PROVIDED MATERIAL:
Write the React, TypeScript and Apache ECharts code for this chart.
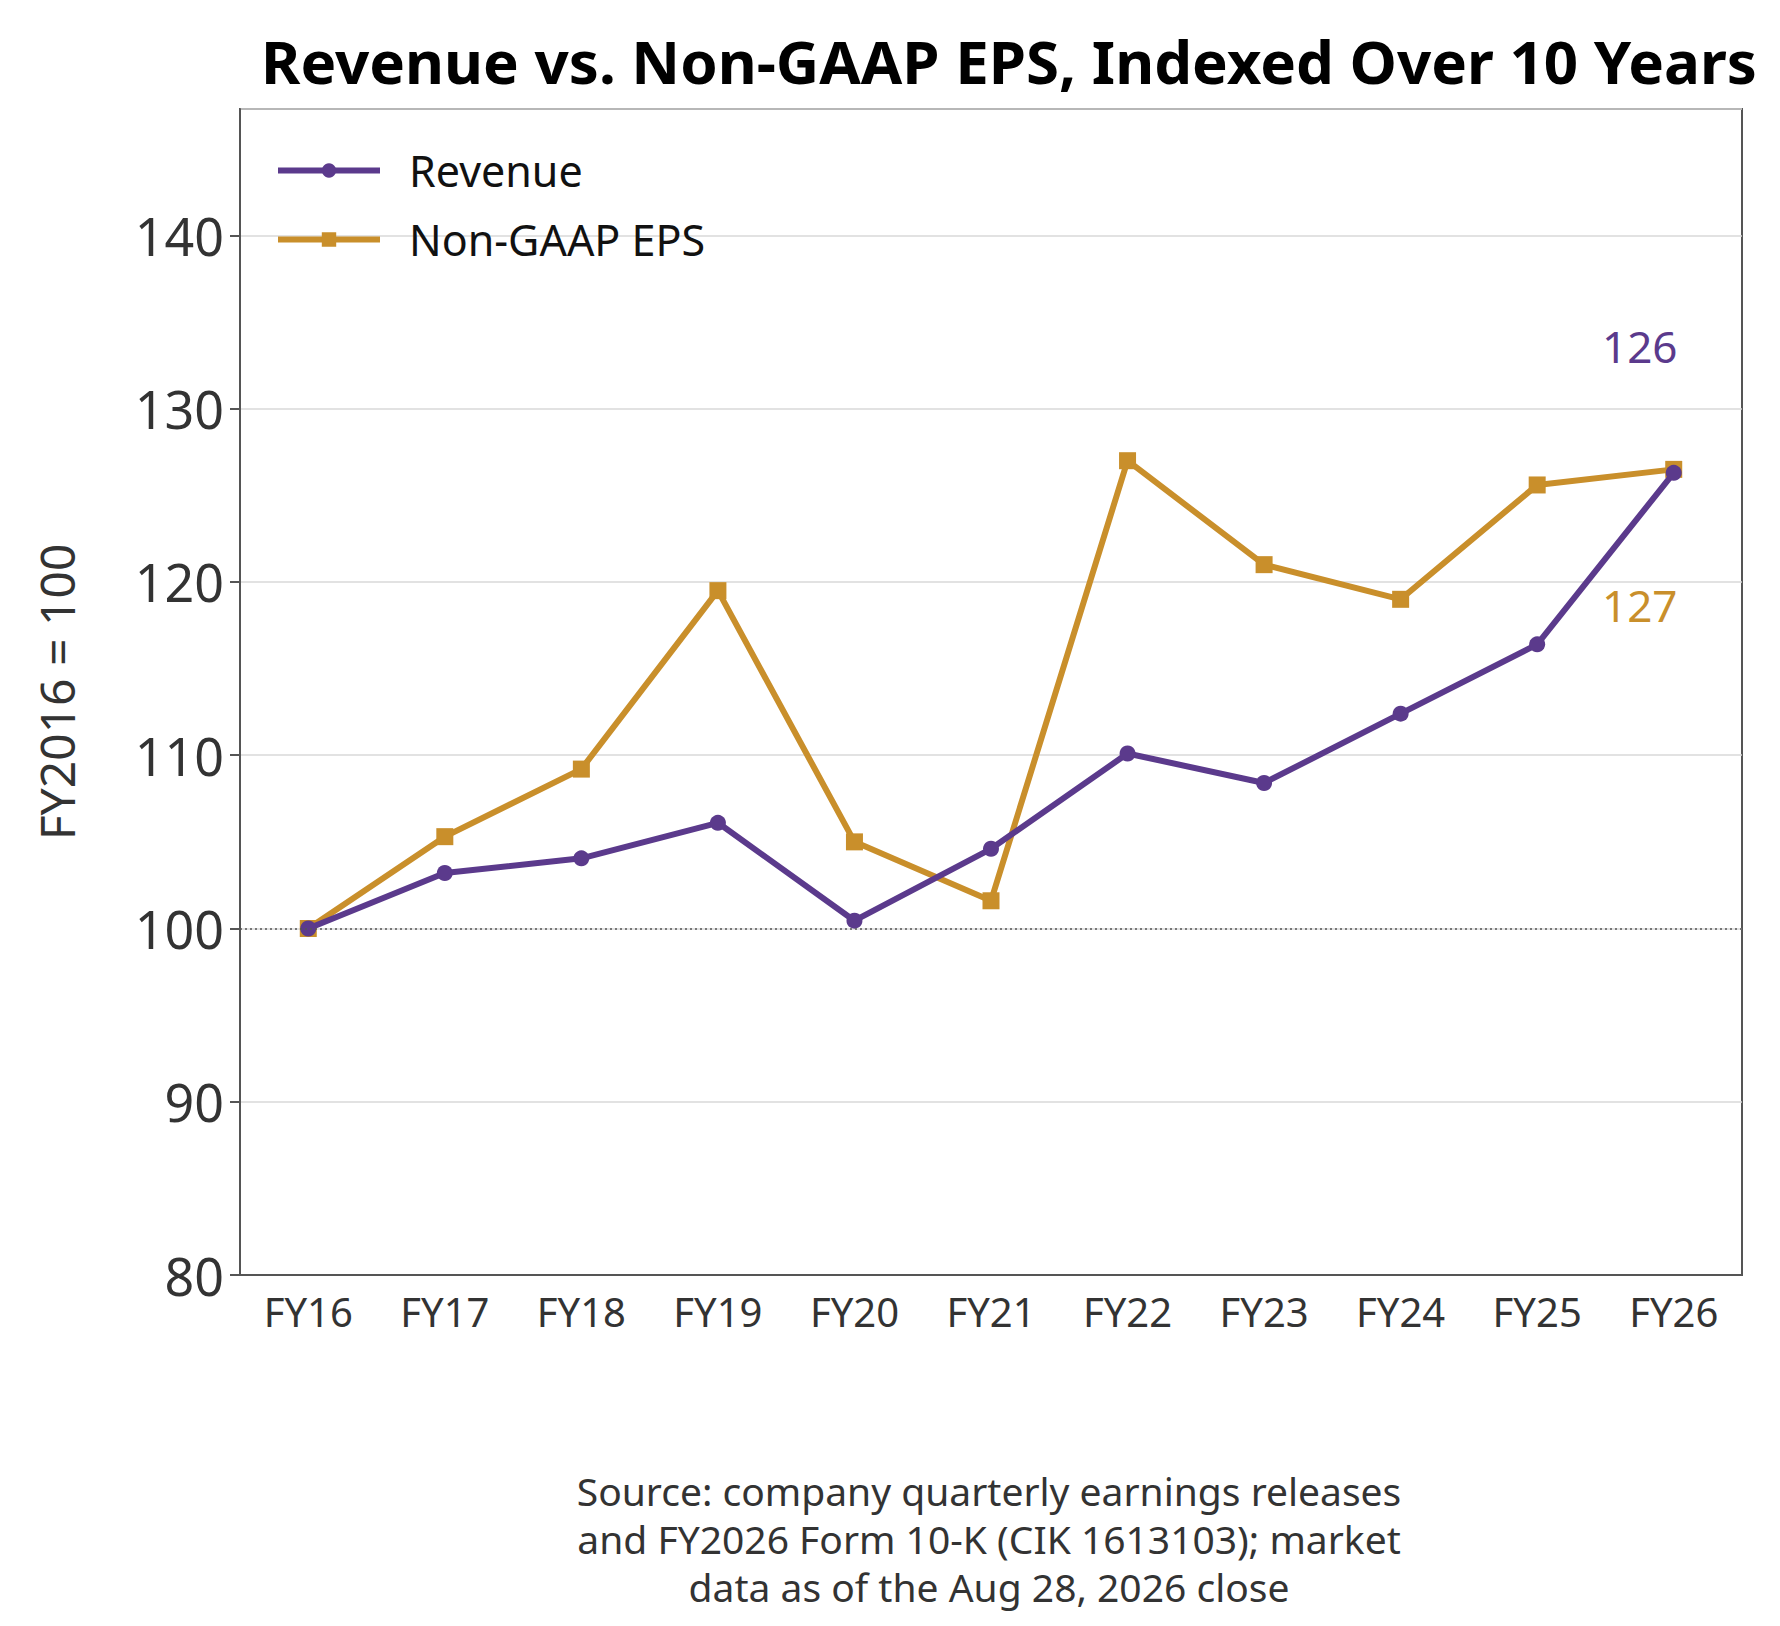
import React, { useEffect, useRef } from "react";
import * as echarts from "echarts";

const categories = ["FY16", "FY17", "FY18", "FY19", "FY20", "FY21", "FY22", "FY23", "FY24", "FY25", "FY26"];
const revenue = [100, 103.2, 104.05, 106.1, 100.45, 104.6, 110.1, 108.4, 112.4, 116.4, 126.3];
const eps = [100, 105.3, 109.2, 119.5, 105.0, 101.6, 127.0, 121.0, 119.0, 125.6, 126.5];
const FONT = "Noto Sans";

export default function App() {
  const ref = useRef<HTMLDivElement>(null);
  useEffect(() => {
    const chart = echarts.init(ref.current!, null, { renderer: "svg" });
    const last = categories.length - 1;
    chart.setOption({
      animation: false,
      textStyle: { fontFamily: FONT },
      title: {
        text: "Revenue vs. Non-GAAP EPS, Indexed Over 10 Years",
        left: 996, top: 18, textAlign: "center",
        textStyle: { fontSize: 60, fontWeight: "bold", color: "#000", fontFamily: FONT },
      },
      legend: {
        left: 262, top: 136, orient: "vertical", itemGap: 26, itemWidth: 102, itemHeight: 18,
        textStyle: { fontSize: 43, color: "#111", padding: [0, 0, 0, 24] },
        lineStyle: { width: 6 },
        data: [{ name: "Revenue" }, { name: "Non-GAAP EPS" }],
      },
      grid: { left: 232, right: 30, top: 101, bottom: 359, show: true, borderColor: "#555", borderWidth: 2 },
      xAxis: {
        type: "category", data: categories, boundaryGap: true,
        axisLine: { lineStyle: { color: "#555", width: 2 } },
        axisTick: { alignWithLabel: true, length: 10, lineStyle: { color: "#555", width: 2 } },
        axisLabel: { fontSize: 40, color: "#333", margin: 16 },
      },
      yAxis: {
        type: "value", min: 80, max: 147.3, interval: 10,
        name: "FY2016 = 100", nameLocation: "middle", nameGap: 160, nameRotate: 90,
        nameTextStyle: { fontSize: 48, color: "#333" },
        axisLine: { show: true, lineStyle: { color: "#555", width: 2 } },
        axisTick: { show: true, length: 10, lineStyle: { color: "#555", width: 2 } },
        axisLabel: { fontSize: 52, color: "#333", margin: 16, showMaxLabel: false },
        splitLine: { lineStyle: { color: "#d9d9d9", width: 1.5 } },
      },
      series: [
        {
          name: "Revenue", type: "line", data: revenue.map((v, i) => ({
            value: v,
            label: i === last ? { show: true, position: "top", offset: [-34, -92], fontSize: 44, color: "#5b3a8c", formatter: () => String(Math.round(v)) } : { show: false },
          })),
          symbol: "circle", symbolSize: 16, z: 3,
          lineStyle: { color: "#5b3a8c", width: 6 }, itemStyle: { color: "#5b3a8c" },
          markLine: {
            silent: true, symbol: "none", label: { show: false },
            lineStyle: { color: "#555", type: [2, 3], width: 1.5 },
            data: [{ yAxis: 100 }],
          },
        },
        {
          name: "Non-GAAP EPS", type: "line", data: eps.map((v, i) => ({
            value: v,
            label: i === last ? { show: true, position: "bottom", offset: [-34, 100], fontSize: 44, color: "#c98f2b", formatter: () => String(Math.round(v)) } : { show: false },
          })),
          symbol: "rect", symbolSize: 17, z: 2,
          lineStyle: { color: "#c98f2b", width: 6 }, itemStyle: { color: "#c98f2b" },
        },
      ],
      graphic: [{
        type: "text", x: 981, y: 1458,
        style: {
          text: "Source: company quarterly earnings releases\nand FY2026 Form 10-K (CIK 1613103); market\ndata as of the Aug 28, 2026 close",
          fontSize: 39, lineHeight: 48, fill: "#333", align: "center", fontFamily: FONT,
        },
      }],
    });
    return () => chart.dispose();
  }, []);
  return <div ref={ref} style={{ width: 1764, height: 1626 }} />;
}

CHALLENGE: Up to and including the line containing "import * as", repeat every line from the start of the data, but none of the pictures.

RESULT FOR THIS TASK:
Write the React, TypeScript and Apache ECharts code for this chart.
import React, { useEffect, useRef } from "react";
import * as echarts from "echarts";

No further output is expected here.